> _Written request_
Reproduce the listing below exactly, minus its pictures.

> _Provided material_
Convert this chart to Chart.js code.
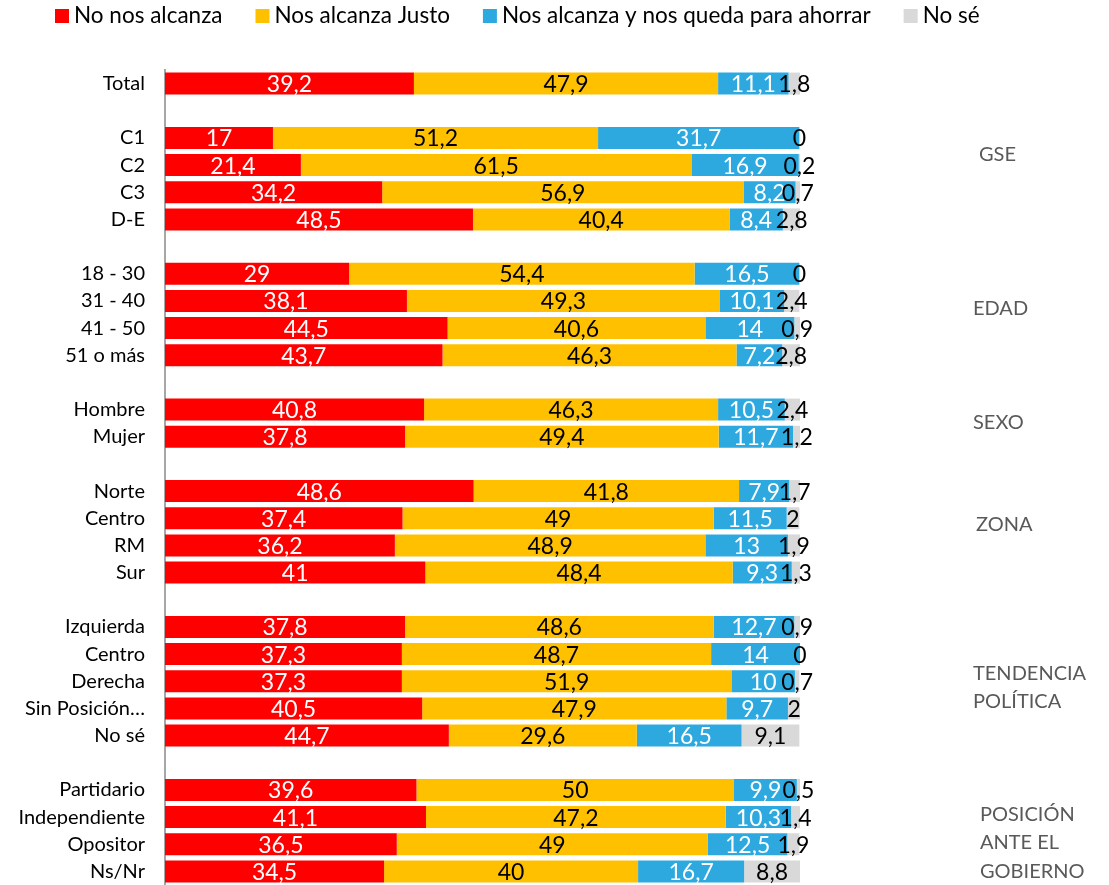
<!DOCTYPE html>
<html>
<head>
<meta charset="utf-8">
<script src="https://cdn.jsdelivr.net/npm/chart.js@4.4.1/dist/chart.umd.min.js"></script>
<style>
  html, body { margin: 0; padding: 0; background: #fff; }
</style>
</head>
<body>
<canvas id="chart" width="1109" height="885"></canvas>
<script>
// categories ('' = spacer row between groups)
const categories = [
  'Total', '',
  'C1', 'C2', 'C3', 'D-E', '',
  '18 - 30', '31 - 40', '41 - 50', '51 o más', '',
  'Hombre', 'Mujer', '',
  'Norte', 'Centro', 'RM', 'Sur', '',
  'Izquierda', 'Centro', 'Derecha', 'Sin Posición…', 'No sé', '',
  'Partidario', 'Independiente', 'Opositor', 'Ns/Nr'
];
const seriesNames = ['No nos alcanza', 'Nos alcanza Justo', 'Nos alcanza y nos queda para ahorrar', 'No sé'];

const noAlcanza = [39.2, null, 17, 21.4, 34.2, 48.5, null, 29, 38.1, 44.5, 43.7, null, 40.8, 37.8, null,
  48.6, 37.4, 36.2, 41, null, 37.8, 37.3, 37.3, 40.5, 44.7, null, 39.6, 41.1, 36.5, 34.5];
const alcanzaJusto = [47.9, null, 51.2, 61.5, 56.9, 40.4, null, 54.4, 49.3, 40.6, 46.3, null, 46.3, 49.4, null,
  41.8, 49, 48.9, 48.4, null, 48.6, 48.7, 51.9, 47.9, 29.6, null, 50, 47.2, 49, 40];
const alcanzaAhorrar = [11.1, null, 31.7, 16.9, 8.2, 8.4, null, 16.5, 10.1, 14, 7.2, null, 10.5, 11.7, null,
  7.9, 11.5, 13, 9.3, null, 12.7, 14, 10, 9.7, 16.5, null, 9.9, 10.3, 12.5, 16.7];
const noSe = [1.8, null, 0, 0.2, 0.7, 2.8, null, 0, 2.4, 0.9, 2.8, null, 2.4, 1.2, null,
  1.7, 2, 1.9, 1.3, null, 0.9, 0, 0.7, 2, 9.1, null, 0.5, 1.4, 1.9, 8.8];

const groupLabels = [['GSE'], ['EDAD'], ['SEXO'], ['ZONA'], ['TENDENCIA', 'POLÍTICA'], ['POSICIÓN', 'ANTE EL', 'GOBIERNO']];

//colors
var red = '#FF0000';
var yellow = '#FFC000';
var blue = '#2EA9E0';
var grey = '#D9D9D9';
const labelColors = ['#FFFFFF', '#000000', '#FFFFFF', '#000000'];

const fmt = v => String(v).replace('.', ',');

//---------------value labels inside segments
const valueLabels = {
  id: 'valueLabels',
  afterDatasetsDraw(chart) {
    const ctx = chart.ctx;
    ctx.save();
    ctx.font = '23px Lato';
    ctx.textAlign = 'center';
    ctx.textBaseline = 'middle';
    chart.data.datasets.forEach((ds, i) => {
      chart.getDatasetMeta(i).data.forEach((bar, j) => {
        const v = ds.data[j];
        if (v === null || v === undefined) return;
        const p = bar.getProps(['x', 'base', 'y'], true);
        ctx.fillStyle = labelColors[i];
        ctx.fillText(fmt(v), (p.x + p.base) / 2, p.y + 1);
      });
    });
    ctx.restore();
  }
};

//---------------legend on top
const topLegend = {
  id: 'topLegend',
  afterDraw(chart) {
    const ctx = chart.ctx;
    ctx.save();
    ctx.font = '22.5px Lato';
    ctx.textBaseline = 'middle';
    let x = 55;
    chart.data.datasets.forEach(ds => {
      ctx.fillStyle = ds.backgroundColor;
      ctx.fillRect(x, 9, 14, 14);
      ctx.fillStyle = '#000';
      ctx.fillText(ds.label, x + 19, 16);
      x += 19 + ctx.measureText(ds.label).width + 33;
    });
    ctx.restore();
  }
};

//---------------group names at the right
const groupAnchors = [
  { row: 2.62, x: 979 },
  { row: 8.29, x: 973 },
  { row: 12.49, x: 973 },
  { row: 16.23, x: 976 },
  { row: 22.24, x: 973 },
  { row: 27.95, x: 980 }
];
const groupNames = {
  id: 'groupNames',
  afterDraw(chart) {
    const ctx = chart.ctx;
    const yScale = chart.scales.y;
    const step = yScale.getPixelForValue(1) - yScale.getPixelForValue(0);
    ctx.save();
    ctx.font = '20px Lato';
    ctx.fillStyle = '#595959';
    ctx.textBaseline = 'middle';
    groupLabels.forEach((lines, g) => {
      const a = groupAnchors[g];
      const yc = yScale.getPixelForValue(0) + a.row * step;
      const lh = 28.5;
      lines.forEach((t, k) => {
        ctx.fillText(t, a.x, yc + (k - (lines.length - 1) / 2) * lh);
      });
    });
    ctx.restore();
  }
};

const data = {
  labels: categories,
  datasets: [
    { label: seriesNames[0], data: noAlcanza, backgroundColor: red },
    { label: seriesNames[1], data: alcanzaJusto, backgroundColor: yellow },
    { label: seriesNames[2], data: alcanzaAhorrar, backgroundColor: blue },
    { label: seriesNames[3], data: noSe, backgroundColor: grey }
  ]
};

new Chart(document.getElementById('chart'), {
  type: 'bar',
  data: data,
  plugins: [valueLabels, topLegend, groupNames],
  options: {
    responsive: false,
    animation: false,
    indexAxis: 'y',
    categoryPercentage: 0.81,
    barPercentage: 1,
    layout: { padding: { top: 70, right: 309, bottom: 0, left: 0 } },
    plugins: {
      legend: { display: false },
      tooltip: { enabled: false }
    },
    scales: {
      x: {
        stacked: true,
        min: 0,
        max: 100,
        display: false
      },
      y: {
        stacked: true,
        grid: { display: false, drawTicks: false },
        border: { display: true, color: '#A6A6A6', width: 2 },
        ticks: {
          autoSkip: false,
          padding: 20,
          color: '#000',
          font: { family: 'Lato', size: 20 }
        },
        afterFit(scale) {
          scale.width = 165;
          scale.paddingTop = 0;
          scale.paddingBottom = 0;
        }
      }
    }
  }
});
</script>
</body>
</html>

> _Answer for this exercise_
Convert this chart to Chart.js code.
<!DOCTYPE html>
<html>
<head>
<meta charset="utf-8">
<script src="https://cdn.jsdelivr.net/npm/chart.js@4.4.1/dist/chart.umd.min.js"></script>
<style>
  html, body { margin: 0; padding: 0; background: #fff; }
</style>
</head>
<body>
<canvas id="chart" width="1109" height="885"></canvas>
<script>
// categories ('' = spacer row between groups)
const categories = [
  'Total', '',
  'C1', 'C2', 'C3', 'D-E', '',
  '18 - 30', '31 - 40', '41 - 50', '51 o más', '',
  'Hombre', 'Mujer', '',
  'Norte', 'Centro', 'RM', 'Sur', '',
  'Izquierda', 'Centro', 'Derecha', 'Sin Posición…', 'No sé', '',
  'Partidario', 'Independiente', 'Opositor', 'Ns/Nr'
];
const seriesNames = ['No nos alcanza', 'Nos alcanza Justo', 'Nos alcanza y nos queda para ahorrar', 'No sé'];

const noAlcanza = [39.2, null, 17, 21.4, 34.2, 48.5, null, 29, 38.1, 44.5, 43.7, null, 40.8, 37.8, null,
  48.6, 37.4, 36.2, 41, null, 37.8, 37.3, 37.3, 40.5, 44.7, null, 39.6, 41.1, 36.5, 34.5];
const alcanzaJusto = [47.9, null, 51.2, 61.5, 56.9, 40.4, null, 54.4, 49.3, 40.6, 46.3, null, 46.3, 49.4, null,
  41.8, 49, 48.9, 48.4, null, 48.6, 48.7, 51.9, 47.9, 29.6, null, 50, 47.2, 49, 40];
const alcanzaAhorrar = [11.1, null, 31.7, 16.9, 8.2, 8.4, null, 16.5, 10.1, 14, 7.2, null, 10.5, 11.7, null,
  7.9, 11.5, 13, 9.3, null, 12.7, 14, 10, 9.7, 16.5, null, 9.9, 10.3, 12.5, 16.7];
const noSe = [1.8, null, 0, 0.2, 0.7, 2.8, null, 0, 2.4, 0.9, 2.8, null, 2.4, 1.2, null,
  1.7, 2, 1.9, 1.3, null, 0.9, 0, 0.7, 2, 9.1, null, 0.5, 1.4, 1.9, 8.8];

const groupLabels = [['GSE'], ['EDAD'], ['SEXO'], ['ZONA'], ['TENDENCIA', 'POLÍTICA'], ['POSICIÓN', 'ANTE EL', 'GOBIERNO']];

//colors
var red = '#FF0000';
var yellow = '#FFC000';
var blue = '#2EA9E0';
var grey = '#D9D9D9';
const labelColors = ['#FFFFFF', '#000000', '#FFFFFF', '#000000'];

const fmt = v => String(v).replace('.', ',');

//---------------value labels inside segments
const valueLabels = {
  id: 'valueLabels',
  afterDatasetsDraw(chart) {
    const ctx = chart.ctx;
    ctx.save();
    ctx.font = '23px Lato';
    ctx.textAlign = 'center';
    ctx.textBaseline = 'middle';
    chart.data.datasets.forEach((ds, i) => {
      chart.getDatasetMeta(i).data.forEach((bar, j) => {
        const v = ds.data[j];
        if (v === null || v === undefined) return;
        const p = bar.getProps(['x', 'base', 'y'], true);
        ctx.fillStyle = labelColors[i];
        ctx.fillText(fmt(v), (p.x + p.base) / 2, p.y + 1);
      });
    });
    ctx.restore();
  }
};

//---------------legend on top
const topLegend = {
  id: 'topLegend',
  afterDraw(chart) {
    const ctx = chart.ctx;
    ctx.save();
    ctx.font = '22.5px Lato';
    ctx.textBaseline = 'middle';
    let x = 55;
    chart.data.datasets.forEach(ds => {
      ctx.fillStyle = ds.backgroundColor;
      ctx.fillRect(x, 9, 14, 14);
      ctx.fillStyle = '#000';
      ctx.fillText(ds.label, x + 19, 16);
      x += 19 + ctx.measureText(ds.label).width + 33;
    });
    ctx.restore();
  }
};

//---------------group names at the right
const groupAnchors = [
  { row: 2.62, x: 979 },
  { row: 8.29, x: 973 },
  { row: 12.49, x: 973 },
  { row: 16.23, x: 976 },
  { row: 22.24, x: 973 },
  { row: 27.95, x: 980 }
];
const groupNames = {
  id: 'groupNames',
  afterDraw(chart) {
    const ctx = chart.ctx;
    const yScale = chart.scales.y;
    const step = yScale.getPixelForValue(1) - yScale.getPixelForValue(0);
    ctx.save();
    ctx.font = '20px Lato';
    ctx.fillStyle = '#595959';
    ctx.textBaseline = 'middle';
    groupLabels.forEach((lines, g) => {
      const a = groupAnchors[g];
      const yc = yScale.getPixelForValue(0) + a.row * step;
      const lh = 28.5;
      lines.forEach((t, k) => {
        ctx.fillText(t, a.x, yc + (k - (lines.length - 1) / 2) * lh);
      });
    });
    ctx.restore();
  }
};

const data = {
  labels: categories,
  datasets: [
    { label: seriesNames[0], data: noAlcanza, backgroundColor: red },
    { label: seriesNames[1], data: alcanzaJusto, backgroundColor: yellow },
    { label: seriesNames[2], data: alcanzaAhorrar, backgroundColor: blue },
    { label: seriesNames[3], data: noSe, backgroundColor: grey }
  ]
};

new Chart(document.getElementById('chart'), {
  type: 'bar',
  data: data,
  plugins: [valueLabels, topLegend, groupNames],
  options: {
    responsive: false,
    animation: false,
    indexAxis: 'y',
    categoryPercentage: 0.81,
    barPercentage: 1,
    layout: { padding: { top: 70, right: 309, bottom: 0, left: 0 } },
    plugins: {
      legend: { display: false },
      tooltip: { enabled: false }
    },
    scales: {
      x: {
        stacked: true,
        min: 0,
        max: 100,
        display: false
      },
      y: {
        stacked: true,
        grid: { display: false, drawTicks: false },
        border: { display: true, color: '#A6A6A6', width: 2 },
        ticks: {
          autoSkip: false,
          padding: 20,
          color: '#000',
          font: { family: 'Lato', size: 20 }
        },
        afterFit(scale) {
          scale.width = 165;
          scale.paddingTop = 0;
          scale.paddingBottom = 0;
        }
      }
    }
  }
});
</script>
</body>
</html>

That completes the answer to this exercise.